Pinta conforme se ve a sí mismo, burlón y sarcástico, dentro de ese escenario o como uno de sus personajes, y ha adquirido el aliento y el ansia de los que visionan el tránsito del pasado hacia el presente. Ya no tiene dudas y sí múltiples ecos sobre los que construir una imaginación en acto de crear presagios a los que la plasticidad le rinde culto. Él ha sabido atraer sobre sí estas señales para hacerlas factibles, para permitir que su soberbia y miseria, ambas ramas de un mismo árbol, desplieguen el encanto de su ejecución pictórica. Y una vez concluida esa empresa ya no sabemos si ha quedado dentro o ha salido fuera.


A mi amigo Humberto y a mí nos aconsejaron los augures que si queríamos volver a pasear por el malecón sin ser amenazados por los viejos arcanos, deberíamos someternos a las mismas prácticas a las que se entregaba Nerón para huir de sus remordimientos. A la hora del sueño profundo, cuando cesasen los ladridos de los perros, habríamos de ir descalzos por la escollera haciendo castañetas con los dedos para ahuyentar a las sombras; lavaríamos tres veces las manos en una fuente y después arrojaríamos una por una detrás de nosotros habas negras que tendríamos que llevar en la boca.
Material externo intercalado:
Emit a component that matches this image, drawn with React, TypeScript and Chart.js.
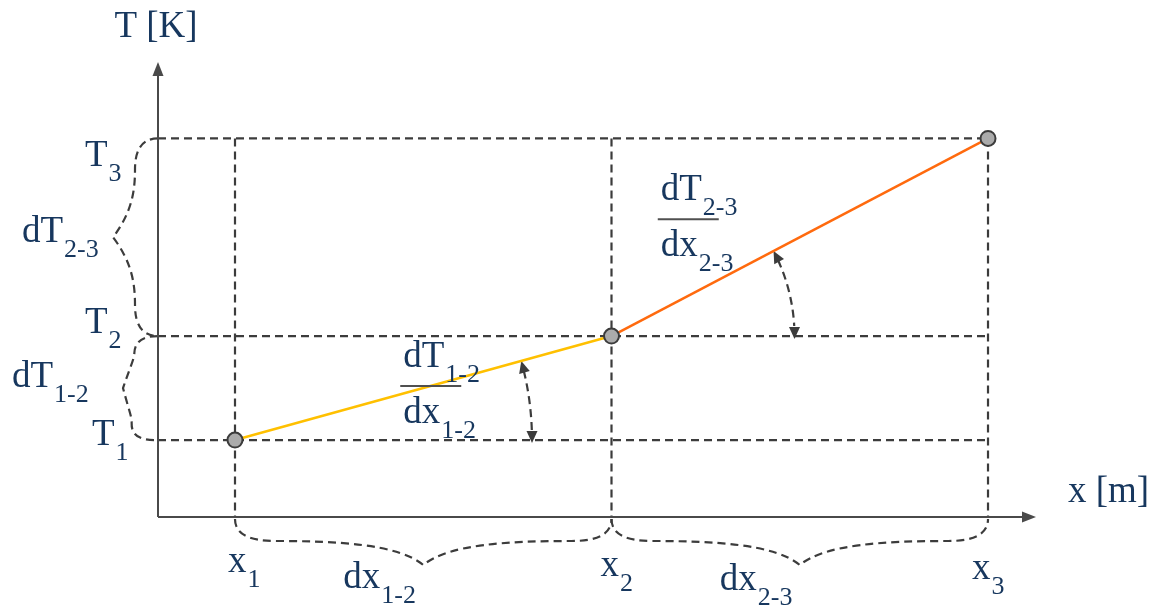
import React, { useEffect, useRef } from "react";
import { Chart, registerables } from "chart.js";

Chart.register(...registerables);

// ---------- data ----------
const xPositions = [1, 2, 3]; // x1, x2, x3 [m]
const temperatures = [1, 2, 3.9]; // T1, T2, T3 [K]
const pointIndices = ["1", "2", "3"];
const intervalLabels = ["1-2", "2-3"];
const xAxisTitle = "x [m]";
const yAxisTitle = "T [K]";

// ---------- style ----------
const TEXT = "#17375E";
const GRAY = "#3c3c3c";
const SEG_COLORS = ["#FFC000", "#FF6A0E"];
const POINT_FILL = "#ABABAB";
const FONT = "'Liberation Serif', 'Times New Roman', serif";
const MAIN = 37;
const SUB = 26;

function line(ctx: CanvasRenderingContext2D, x1: number, y1: number, x2: number, y2: number) {
  ctx.beginPath();
  ctx.moveTo(x1, y1);
  ctx.lineTo(x2, y2);
  ctx.stroke();
}

function arrowhead(ctx: CanvasRenderingContext2D, tx: number, ty: number, dx: number, dy: number, len: number, hw: number) {
  const n = Math.hypot(dx, dy);
  dx /= n;
  dy /= n;
  const bx = tx - dx * len;
  const by = ty - dy * len;
  ctx.beginPath();
  ctx.moveTo(tx, ty);
  ctx.lineTo(bx - dy * hw, by + dx * hw);
  ctx.lineTo(bx + dy * hw, by - dx * hw);
  ctx.closePath();
  ctx.fill();
}

function brace(
  ctx: CanvasRenderingContext2D,
  ax: number, ay: number, bx: number, by: number,
  nx: number, ny: number, m: number, D: number, c: number
) {
  const L = Math.hypot(bx - ax, by - ay);
  const ux = (bx - ax) / L;
  const uy = (by - ay) / L;
  const P = (u: number, v: number): [number, number] => [ax + u * ux + v * nx, ay + u * uy + v * ny];
  const h = L / 2;
  const a = Math.min(25, 0.22 * L);
  const mid1 = (c + (h - a)) / 2;
  ctx.beginPath();
  let p = P(0, 0);
  ctx.moveTo(p[0], p[1]);
  let q1 = P(0, m);
  let q2 = P(c, m);
  ctx.quadraticCurveTo(q1[0], q1[1], q2[0], q2[1]);
  let c1 = P(mid1, m);
  let c2 = P(h - a, m + 3);
  const t = P(h, D);
  ctx.bezierCurveTo(c1[0], c1[1], c2[0], c2[1], t[0], t[1]);
  c2 = P(h + a, m + 3);
  c1 = P(L - mid1, m);
  q2 = P(L - c, m);
  ctx.bezierCurveTo(c2[0], c2[1], c1[0], c1[1], q2[0], q2[1]);
  q1 = P(L, m);
  p = P(L, 0);
  ctx.quadraticCurveTo(q1[0], q1[1], p[0], p[1]);
  ctx.stroke();
}

function label(ctx: CanvasRenderingContext2D, main: string, sub: string, x: number, y: number) {
  ctx.fillStyle = TEXT;
  ctx.textAlign = "left";
  ctx.textBaseline = "alphabetic";
  ctx.font = `${MAIN}px ${FONT}`;
  ctx.fillText(main, x, y);
  const w = ctx.measureText(main).width;
  if (sub) {
    ctx.font = `${SUB}px ${FONT}`;
    ctx.fillText(sub, x + w + 1, y + 15);
  }
}

const diagramPlugin = {
  id: "diagram",
  beforeDatasetsDraw(chart: any) {
    const ctx: CanvasRenderingContext2D = chart.ctx;
    const { left, right, top, bottom } = chart.chartArea;
    const xs = chart.scales.x;
    const ys = chart.scales.y;
    const px = xPositions.map((v) => xs.getPixelForValue(v));
    const py = temperatures.map((v) => ys.getPixelForValue(v));
    const xMax = Math.max(...px);
    const yTop = Math.min(...py);

    ctx.save();
    ctx.strokeStyle = GRAY;
    ctx.fillStyle = GRAY;
    ctx.lineWidth = 2.2;
    ctx.setLineDash([8, 5]);

    // dashed guide grid
    px.forEach((x) => line(ctx, x, yTop, x, bottom));
    py.forEach((y) => line(ctx, left, y, xMax, y));

    // horizontal braces under the x axis
    const hb = [
      { m: 22, D: 46, c: 40 },
      { m: 22, D: 46, c: 40 },
    ];
    for (let i = 0; i < px.length - 1; i++) {
      brace(ctx, px[i], bottom + 2, px[i + 1], bottom + 2, 0, 1, hb[i].m, hb[i].D, hb[i].c);
    }
    // vertical braces left of the T axis
    const vb = [
      { m: 23, D: 33, c: 17 },
      { m: 23, D: 45, c: 31 },
    ];
    for (let i = 0; i < py.length - 1; i++) {
      brace(ctx, left, py[i + 1], left - (i === 0 ? 4 : 0), py[i], -1, 0, vb[i].m, vb[i].D, vb[i].c);
    }

    // angle arcs with double arrows
    const arcR = [297, 183];
    for (let i = 0; i < px.length - 1; i++) {
      const cx = px[i];
      const cy = py[i];
      const th = Math.atan2(py[i + 1] - cy, px[i + 1] - cx);
      const r = arcR[i];
      const g = 10 / r;
      ctx.setLineDash([8, 5]);
      ctx.beginPath();
      ctx.arc(cx, cy, r, th + g, -g);
      ctx.stroke();
      ctx.setLineDash([]);
      arrowhead(ctx, cx + r * Math.cos(th), cy + r * Math.sin(th), Math.sin(th), -Math.cos(th), 12, 5.5);
      arrowhead(ctx, cx + r, cy + 3, 0, 1, 12, 5.5);
    }

    // axes with arrows
    ctx.setLineDash([]);
    ctx.strokeStyle = "#4a4a4a";
    ctx.fillStyle = "#4a4a4a";
    ctx.lineWidth = 2;
    line(ctx, left, bottom, left, top + 8);
    arrowhead(ctx, left, top - 3, 0, -1, 14, 5.5);
    line(ctx, left, bottom, right - 8, bottom);
    arrowhead(ctx, right + 1, bottom, 1, 0, 14, 5.5);
    ctx.restore();
  },
  afterDatasetsDraw(chart: any) {
    const ctx: CanvasRenderingContext2D = chart.ctx;
    const { left, right, top, bottom } = chart.chartArea;
    const xs = chart.scales.x;
    const ys = chart.scales.y;
    const px = xPositions.map((v) => xs.getPixelForValue(v));
    const py = temperatures.map((v) => ys.getPixelForValue(v));

    ctx.save();
    // axis titles
    ctx.font = `${MAIN}px ${FONT}`;
    ctx.fillStyle = TEXT;
    ctx.textAlign = "center";
    ctx.fillText(yAxisTitle, left - 2, top - 28);
    ctx.textAlign = "left";
    ctx.fillText(xAxisTitle, right + 33, bottom - 15);

    // T labels
    const tDx = [66, 73, 73];
    const tDy = [5, -3, 28];
    py.forEach((y, i) => label(ctx, "T", pointIndices[i], left - tDx[i], y + tDy[i]));
    // x labels
    const xDx = [-7, -11, -16];
    const xDy = [55, 59, 62];
    px.forEach((x, i) => label(ctx, "x", pointIndices[i], x + xDx[i], bottom + xDy[i]));

    const dTdx = [146, 136];
    const dTdy = [-1, 5];
    const dxDy = [71, 73];
    const fracDx = [-23, -142];
    const fracDy = [-2, -18];
    intervalLabels.forEach((s, i) => {
      // brace labels
      label(ctx, "dT", s, left - dTdx[i], (py[i] + py[i + 1]) / 2 + dTdy[i]);
      label(ctx, "dx", s, (px[i] + px[i + 1]) / 2 - 80, bottom + dxDy[i]);
      // slope fraction
      const mx = (px[i] + px[i + 1]) / 2 + fracDx[i];
      const my = (py[i] + py[i + 1]) / 2 + fracDy[i];
      ctx.strokeStyle = "#505050";
      ctx.lineWidth = 2;
      line(ctx, mx, my, mx + 61, my);
      label(ctx, "dT", s, mx + 3, my - 19);
      label(ctx, "dx", s, mx + 3, my + 37);
    });
    ctx.restore();
  },
};

export default function App() {
  const ref = useRef<HTMLCanvasElement>(null);
  useEffect(() => {
    document.body.style.margin = "0";
    document.body.style.overflow = "hidden";
    document.body.style.background = "#ffffff";
    const points = xPositions.map((x, i) => ({ x, y: temperatures[i] }));
    const chart = new Chart(ref.current as HTMLCanvasElement, {
      type: "scatter",
      data: {
        datasets: [
          {
            data: points,
            showLine: false,
            pointRadius: 7.5,
            pointBackgroundColor: POINT_FILL,
            pointBorderColor: GRAY,
            pointBorderWidth: 2,
            clip: false,
          } as any,
          ...intervalLabels.map((_, i) => ({
            data: [points[i], points[i + 1]],
            showLine: true,
            borderColor: SEG_COLORS[i],
            borderWidth: 2.5,
            pointRadius: 0,
            fill: false,
            tension: 0,
            clip: false,
          })),
        ],
      },
      options: {
        responsive: false,
        animation: false,
        devicePixelRatio: 1,
        events: [],
        layout: { padding: { left: 158, right: 118, top: 65, bottom: 93 } },
        plugins: {
          legend: { display: false },
          tooltip: { enabled: false },
          title: { display: false },
        },
        scales: {
          x: { type: "linear", display: false, min: 0.7955, max: 3.1248 },
          y: { type: "linear", display: false, min: 0.26, max: 4.606 },
        },
      },
      plugins: [diagramPlugin],
    });
    return () => chart.destroy();
  }, []);
  return (
    <canvas
      ref={ref}
      width={1153}
      height={610}
      style={{ display: "block", width: 1153, height: 610 }}
    />
  );
}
Luego sumergiríamos por última vez las manos en el agua, golpearíamos un tímpano de bronce y conjuraríamos al fantasma para que abandonase el malecón.


Tuvimos que hacerlo a pesar de que lo considerábamos excesivamente extravagante y ridículo y que según lo llevábamos a cabo éramos objeto de la mofa y el escarnio de una orden de sacerdotisas mulatas consagradas al asilo de lunáticos y perturbados. Tuvimos que salir por piernas y pies para evitar que nos apresasen y nos recluyesen en un antro de santidad libre de pecado. Seguro que Dios no lo hubiese querido así.